Entries with chart source code:
——————————
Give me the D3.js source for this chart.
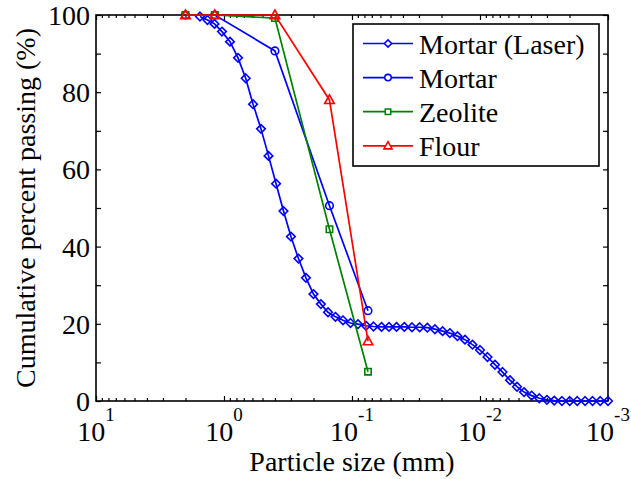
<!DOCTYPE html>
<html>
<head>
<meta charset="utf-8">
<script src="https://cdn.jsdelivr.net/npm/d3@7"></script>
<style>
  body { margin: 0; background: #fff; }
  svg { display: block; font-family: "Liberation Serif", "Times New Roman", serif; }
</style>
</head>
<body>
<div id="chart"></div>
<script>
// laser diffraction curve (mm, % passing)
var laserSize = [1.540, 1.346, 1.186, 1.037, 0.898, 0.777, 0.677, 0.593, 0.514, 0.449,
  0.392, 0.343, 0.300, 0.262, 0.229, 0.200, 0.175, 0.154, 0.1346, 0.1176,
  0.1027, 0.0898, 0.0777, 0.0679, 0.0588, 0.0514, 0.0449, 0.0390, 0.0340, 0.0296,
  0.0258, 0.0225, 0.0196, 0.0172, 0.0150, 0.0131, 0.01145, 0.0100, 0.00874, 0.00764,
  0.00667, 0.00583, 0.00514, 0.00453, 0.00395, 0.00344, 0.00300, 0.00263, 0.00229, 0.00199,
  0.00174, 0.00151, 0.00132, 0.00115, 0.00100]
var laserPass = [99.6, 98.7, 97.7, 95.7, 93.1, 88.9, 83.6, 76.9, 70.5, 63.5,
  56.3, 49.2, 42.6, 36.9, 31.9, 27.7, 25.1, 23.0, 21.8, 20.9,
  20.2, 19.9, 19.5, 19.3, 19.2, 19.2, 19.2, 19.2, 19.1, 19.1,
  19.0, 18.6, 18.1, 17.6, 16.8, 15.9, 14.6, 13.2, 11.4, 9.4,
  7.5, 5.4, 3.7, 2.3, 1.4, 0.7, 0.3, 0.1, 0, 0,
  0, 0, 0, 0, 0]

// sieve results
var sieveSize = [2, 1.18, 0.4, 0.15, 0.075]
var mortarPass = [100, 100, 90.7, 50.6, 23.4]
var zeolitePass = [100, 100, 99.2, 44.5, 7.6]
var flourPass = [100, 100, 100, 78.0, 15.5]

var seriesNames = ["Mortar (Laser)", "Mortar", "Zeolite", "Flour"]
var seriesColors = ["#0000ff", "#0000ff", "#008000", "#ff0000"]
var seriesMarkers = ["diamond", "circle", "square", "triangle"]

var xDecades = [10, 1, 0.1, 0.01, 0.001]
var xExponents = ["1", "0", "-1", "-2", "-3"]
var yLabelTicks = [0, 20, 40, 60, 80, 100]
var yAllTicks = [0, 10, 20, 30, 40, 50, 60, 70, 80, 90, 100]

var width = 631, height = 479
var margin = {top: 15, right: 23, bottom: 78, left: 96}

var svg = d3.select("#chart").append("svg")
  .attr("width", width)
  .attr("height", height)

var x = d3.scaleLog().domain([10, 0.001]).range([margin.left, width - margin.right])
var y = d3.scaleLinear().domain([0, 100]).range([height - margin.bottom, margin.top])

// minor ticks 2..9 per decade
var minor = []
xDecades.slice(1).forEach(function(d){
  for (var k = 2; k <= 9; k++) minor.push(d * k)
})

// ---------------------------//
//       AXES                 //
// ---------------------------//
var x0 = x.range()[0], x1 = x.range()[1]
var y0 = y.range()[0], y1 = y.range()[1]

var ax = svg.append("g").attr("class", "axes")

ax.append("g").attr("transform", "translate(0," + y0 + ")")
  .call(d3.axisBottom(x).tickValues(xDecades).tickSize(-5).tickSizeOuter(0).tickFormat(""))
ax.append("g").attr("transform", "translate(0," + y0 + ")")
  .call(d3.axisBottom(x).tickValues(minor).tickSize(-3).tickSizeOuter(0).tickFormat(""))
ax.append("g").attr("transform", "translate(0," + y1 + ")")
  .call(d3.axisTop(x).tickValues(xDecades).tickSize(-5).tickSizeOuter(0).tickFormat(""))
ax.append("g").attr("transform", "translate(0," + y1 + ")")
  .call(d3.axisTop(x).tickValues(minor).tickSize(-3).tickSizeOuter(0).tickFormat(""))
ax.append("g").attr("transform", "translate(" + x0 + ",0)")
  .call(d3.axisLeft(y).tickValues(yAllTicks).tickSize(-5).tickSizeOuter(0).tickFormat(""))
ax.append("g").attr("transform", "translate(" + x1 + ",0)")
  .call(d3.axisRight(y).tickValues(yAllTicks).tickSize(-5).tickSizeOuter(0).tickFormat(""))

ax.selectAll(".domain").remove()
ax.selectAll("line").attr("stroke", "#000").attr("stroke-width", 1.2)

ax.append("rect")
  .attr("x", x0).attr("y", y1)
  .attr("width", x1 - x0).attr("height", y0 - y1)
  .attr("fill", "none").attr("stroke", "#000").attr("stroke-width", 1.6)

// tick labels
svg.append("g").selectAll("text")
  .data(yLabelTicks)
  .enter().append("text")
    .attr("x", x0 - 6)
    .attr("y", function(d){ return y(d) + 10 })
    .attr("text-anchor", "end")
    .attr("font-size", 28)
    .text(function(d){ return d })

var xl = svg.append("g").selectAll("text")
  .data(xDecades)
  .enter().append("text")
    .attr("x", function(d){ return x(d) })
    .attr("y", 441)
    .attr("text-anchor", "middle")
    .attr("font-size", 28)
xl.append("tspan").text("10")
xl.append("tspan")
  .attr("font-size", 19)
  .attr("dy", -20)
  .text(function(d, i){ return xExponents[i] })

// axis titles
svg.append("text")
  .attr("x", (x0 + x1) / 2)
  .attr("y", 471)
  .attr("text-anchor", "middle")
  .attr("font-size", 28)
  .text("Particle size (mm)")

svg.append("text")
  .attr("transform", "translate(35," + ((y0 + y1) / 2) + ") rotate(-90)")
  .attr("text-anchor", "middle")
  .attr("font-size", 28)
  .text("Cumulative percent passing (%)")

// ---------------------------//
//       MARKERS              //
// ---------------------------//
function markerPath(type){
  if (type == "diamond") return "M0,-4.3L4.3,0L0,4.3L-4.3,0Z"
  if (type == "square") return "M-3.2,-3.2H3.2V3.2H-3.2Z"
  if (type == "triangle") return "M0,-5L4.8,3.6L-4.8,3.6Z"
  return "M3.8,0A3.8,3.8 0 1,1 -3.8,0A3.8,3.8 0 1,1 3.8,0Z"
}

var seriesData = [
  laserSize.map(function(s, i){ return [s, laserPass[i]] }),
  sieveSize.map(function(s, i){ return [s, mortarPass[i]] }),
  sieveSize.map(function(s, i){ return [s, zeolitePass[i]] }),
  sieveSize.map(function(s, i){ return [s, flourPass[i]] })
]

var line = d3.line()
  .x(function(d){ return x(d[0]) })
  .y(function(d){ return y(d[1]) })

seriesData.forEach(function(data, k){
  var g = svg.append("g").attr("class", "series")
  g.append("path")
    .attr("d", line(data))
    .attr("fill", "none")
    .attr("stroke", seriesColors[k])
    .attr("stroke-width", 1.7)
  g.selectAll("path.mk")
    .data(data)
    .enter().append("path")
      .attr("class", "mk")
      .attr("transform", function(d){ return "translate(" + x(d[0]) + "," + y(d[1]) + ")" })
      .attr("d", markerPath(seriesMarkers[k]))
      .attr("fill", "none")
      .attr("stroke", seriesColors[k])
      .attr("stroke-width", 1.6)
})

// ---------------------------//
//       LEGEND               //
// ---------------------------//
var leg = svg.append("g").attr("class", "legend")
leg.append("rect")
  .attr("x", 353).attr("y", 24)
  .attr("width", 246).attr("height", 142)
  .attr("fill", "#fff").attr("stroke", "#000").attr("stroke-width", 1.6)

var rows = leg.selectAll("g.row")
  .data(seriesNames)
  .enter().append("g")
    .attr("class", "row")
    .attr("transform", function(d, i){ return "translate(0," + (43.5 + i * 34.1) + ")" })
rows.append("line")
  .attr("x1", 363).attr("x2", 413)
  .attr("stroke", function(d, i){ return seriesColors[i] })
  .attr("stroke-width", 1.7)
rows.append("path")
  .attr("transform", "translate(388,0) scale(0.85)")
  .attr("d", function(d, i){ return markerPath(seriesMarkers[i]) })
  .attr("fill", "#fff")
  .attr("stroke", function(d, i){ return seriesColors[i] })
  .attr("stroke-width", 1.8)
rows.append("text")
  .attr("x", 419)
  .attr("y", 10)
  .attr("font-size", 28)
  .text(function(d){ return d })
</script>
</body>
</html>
——————————
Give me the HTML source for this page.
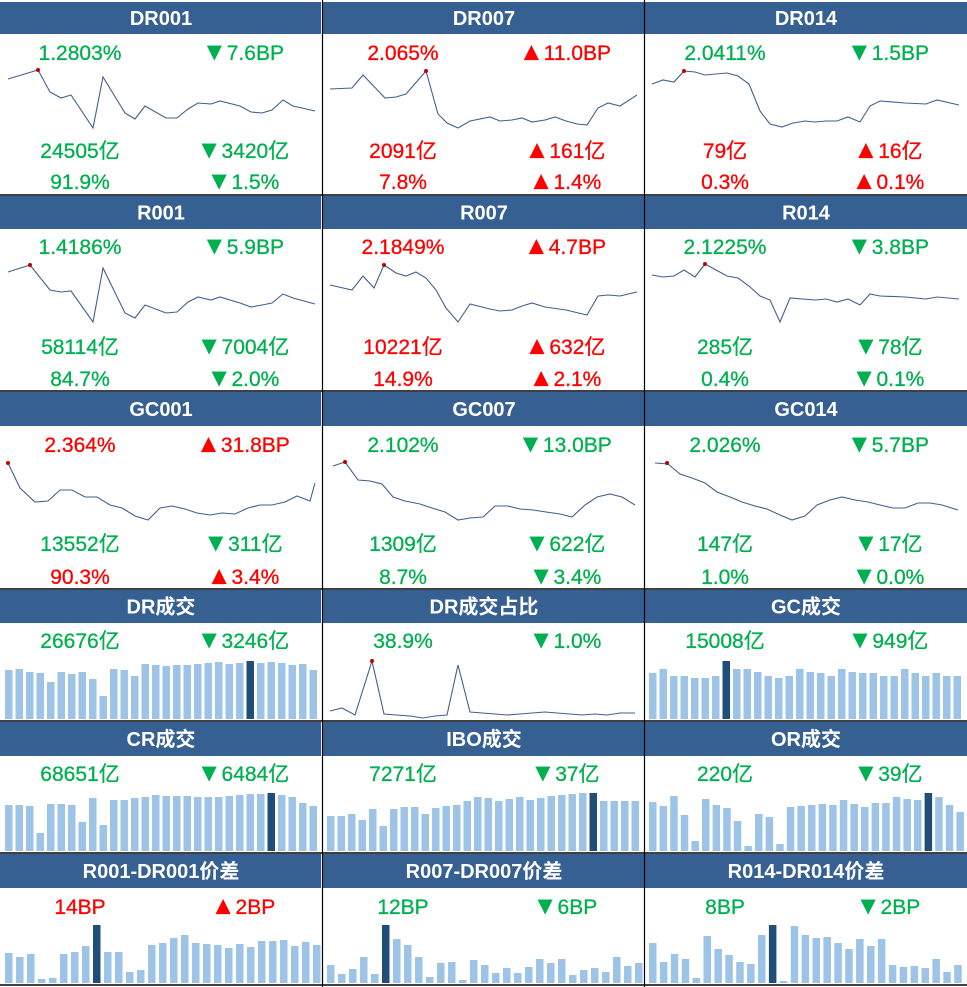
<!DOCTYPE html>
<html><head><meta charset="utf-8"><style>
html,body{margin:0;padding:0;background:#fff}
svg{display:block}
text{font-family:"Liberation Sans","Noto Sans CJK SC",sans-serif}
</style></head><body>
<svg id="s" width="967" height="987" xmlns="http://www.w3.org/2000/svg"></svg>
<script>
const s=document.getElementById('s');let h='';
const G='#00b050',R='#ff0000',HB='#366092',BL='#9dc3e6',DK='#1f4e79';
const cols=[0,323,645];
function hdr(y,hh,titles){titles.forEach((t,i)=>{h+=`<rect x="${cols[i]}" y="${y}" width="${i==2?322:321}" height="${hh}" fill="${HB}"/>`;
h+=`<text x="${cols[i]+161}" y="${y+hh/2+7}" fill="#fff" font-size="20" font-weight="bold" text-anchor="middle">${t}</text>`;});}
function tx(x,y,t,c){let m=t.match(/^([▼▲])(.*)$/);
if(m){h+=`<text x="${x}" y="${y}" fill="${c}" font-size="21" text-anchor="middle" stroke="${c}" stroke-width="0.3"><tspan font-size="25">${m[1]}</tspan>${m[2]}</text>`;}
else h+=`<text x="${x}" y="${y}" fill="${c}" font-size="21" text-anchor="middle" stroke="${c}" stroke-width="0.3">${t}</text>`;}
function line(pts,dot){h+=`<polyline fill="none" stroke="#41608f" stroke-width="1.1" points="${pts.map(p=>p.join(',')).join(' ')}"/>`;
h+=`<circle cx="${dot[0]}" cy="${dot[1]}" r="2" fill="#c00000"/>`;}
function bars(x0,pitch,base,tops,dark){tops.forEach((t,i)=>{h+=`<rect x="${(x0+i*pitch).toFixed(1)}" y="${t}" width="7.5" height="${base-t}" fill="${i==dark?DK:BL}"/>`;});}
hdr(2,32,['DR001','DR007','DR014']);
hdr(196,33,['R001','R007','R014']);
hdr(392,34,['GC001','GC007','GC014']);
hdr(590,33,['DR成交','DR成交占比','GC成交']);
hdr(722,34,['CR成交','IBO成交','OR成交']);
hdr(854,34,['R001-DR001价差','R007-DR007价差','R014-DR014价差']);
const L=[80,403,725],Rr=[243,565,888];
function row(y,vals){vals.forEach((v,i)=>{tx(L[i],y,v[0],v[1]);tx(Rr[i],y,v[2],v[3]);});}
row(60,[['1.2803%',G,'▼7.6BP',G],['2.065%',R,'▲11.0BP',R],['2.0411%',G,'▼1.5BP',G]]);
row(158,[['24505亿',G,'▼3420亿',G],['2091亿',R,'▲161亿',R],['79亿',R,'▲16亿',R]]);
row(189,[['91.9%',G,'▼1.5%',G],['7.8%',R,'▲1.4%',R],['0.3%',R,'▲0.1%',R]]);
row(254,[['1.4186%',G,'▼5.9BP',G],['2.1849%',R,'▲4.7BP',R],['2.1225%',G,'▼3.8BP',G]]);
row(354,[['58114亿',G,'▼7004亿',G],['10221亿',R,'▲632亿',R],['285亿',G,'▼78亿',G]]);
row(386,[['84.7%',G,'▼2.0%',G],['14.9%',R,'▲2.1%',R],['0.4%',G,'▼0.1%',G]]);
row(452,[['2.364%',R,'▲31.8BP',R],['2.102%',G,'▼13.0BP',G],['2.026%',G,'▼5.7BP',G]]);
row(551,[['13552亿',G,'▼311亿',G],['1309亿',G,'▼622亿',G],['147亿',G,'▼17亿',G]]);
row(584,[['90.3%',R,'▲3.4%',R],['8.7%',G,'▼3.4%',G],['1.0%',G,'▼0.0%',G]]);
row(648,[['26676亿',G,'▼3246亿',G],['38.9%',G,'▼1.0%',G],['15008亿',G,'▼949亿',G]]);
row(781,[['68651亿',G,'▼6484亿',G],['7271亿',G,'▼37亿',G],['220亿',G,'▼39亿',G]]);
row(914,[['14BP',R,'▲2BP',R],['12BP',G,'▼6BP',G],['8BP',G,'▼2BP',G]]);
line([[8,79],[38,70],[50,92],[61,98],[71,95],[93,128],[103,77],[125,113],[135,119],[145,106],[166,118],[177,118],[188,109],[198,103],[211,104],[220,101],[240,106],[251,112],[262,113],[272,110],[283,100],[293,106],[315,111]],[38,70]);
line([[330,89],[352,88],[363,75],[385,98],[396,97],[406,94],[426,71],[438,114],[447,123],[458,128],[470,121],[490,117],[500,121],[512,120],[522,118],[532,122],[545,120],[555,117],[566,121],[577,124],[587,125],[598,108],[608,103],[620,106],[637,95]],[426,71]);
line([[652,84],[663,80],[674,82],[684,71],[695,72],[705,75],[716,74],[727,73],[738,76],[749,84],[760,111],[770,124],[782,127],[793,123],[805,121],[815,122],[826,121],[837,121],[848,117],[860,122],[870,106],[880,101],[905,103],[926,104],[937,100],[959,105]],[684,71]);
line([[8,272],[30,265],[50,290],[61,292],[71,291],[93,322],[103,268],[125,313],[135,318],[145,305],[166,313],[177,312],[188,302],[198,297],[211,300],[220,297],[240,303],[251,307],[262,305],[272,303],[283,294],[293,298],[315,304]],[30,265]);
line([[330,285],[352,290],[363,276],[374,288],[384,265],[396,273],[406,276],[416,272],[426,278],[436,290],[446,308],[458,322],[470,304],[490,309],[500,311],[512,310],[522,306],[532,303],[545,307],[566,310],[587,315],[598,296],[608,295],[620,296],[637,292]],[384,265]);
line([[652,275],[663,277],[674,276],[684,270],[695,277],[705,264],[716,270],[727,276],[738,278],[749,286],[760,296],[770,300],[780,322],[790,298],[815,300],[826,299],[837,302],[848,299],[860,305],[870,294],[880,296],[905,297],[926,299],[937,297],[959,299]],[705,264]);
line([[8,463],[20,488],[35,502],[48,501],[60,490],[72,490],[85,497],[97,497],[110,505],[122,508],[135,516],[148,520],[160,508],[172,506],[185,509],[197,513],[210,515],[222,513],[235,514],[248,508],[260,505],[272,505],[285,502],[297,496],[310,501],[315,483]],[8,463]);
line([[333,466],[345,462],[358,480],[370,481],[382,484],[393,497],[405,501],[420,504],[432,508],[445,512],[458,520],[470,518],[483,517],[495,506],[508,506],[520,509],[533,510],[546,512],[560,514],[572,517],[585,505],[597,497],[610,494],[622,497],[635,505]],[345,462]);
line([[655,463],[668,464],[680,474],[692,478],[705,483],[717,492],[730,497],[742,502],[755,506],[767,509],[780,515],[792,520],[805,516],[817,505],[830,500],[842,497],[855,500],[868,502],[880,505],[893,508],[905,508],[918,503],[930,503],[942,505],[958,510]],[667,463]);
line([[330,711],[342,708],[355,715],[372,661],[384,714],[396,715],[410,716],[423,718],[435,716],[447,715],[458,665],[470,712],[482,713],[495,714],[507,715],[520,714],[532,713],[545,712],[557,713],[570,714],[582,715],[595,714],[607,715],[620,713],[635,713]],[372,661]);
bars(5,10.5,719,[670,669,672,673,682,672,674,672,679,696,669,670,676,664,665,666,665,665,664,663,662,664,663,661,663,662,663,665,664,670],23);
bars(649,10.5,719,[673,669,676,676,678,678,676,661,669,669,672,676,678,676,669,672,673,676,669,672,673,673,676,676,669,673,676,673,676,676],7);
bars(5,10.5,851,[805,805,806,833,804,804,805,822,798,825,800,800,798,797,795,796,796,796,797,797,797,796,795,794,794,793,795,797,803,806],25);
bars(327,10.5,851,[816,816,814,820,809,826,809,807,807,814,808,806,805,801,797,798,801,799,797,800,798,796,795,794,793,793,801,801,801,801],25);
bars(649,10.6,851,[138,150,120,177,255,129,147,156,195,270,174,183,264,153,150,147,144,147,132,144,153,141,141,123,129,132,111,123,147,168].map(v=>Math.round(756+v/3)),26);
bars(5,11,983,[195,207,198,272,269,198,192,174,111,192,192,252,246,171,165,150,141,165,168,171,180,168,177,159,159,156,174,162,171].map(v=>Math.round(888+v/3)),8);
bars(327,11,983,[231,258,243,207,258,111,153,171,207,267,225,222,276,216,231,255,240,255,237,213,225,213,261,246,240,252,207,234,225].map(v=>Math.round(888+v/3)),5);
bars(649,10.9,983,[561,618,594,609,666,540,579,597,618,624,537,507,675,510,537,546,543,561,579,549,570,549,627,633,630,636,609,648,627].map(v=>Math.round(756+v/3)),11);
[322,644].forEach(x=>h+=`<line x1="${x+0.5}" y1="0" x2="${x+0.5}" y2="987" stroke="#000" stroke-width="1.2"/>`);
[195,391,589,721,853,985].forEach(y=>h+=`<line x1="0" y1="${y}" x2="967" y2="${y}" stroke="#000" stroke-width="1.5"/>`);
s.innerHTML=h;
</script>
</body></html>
——————————
Make an exact copy of the lines from the one with "Give me the D3.js source for this chart." through the one with "0, 0, 0, 0, 0]", both ends in, and nothing else. Drop every picture.

Give me the D3.js source for this chart.
<!DOCTYPE html>
<html>
<head>
<meta charset="utf-8">
<script src="https://cdn.jsdelivr.net/npm/d3@7"></script>
<style>
  body { margin: 0; background: #fff; }
  svg { display: block; font-family: "Liberation Serif", "Times New Roman", serif; }
</style>
</head>
<body>
<div id="chart"></div>
<script>
// laser diffraction curve (mm, % passing)
var laserSize = [1.540, 1.346, 1.186, 1.037, 0.898, 0.777, 0.677, 0.593, 0.514, 0.449,
  0.392, 0.343, 0.300, 0.262, 0.229, 0.200, 0.175, 0.154, 0.1346, 0.1176,
  0.1027, 0.0898, 0.0777, 0.0679, 0.0588, 0.0514, 0.0449, 0.0390, 0.0340, 0.0296,
  0.0258, 0.0225, 0.0196, 0.0172, 0.0150, 0.0131, 0.01145, 0.0100, 0.00874, 0.00764,
  0.00667, 0.00583, 0.00514, 0.00453, 0.00395, 0.00344, 0.00300, 0.00263, 0.00229, 0.00199,
  0.00174, 0.00151, 0.00132, 0.00115, 0.00100]
var laserPass = [99.6, 98.7, 97.7, 95.7, 93.1, 88.9, 83.6, 76.9, 70.5, 63.5,
  56.3, 49.2, 42.6, 36.9, 31.9, 27.7, 25.1, 23.0, 21.8, 20.9,
  20.2, 19.9, 19.5, 19.3, 19.2, 19.2, 19.2, 19.2, 19.1, 19.1,
  19.0, 18.6, 18.1, 17.6, 16.8, 15.9, 14.6, 13.2, 11.4, 9.4,
  7.5, 5.4, 3.7, 2.3, 1.4, 0.7, 0.3, 0.1, 0, 0,
  0, 0, 0, 0, 0]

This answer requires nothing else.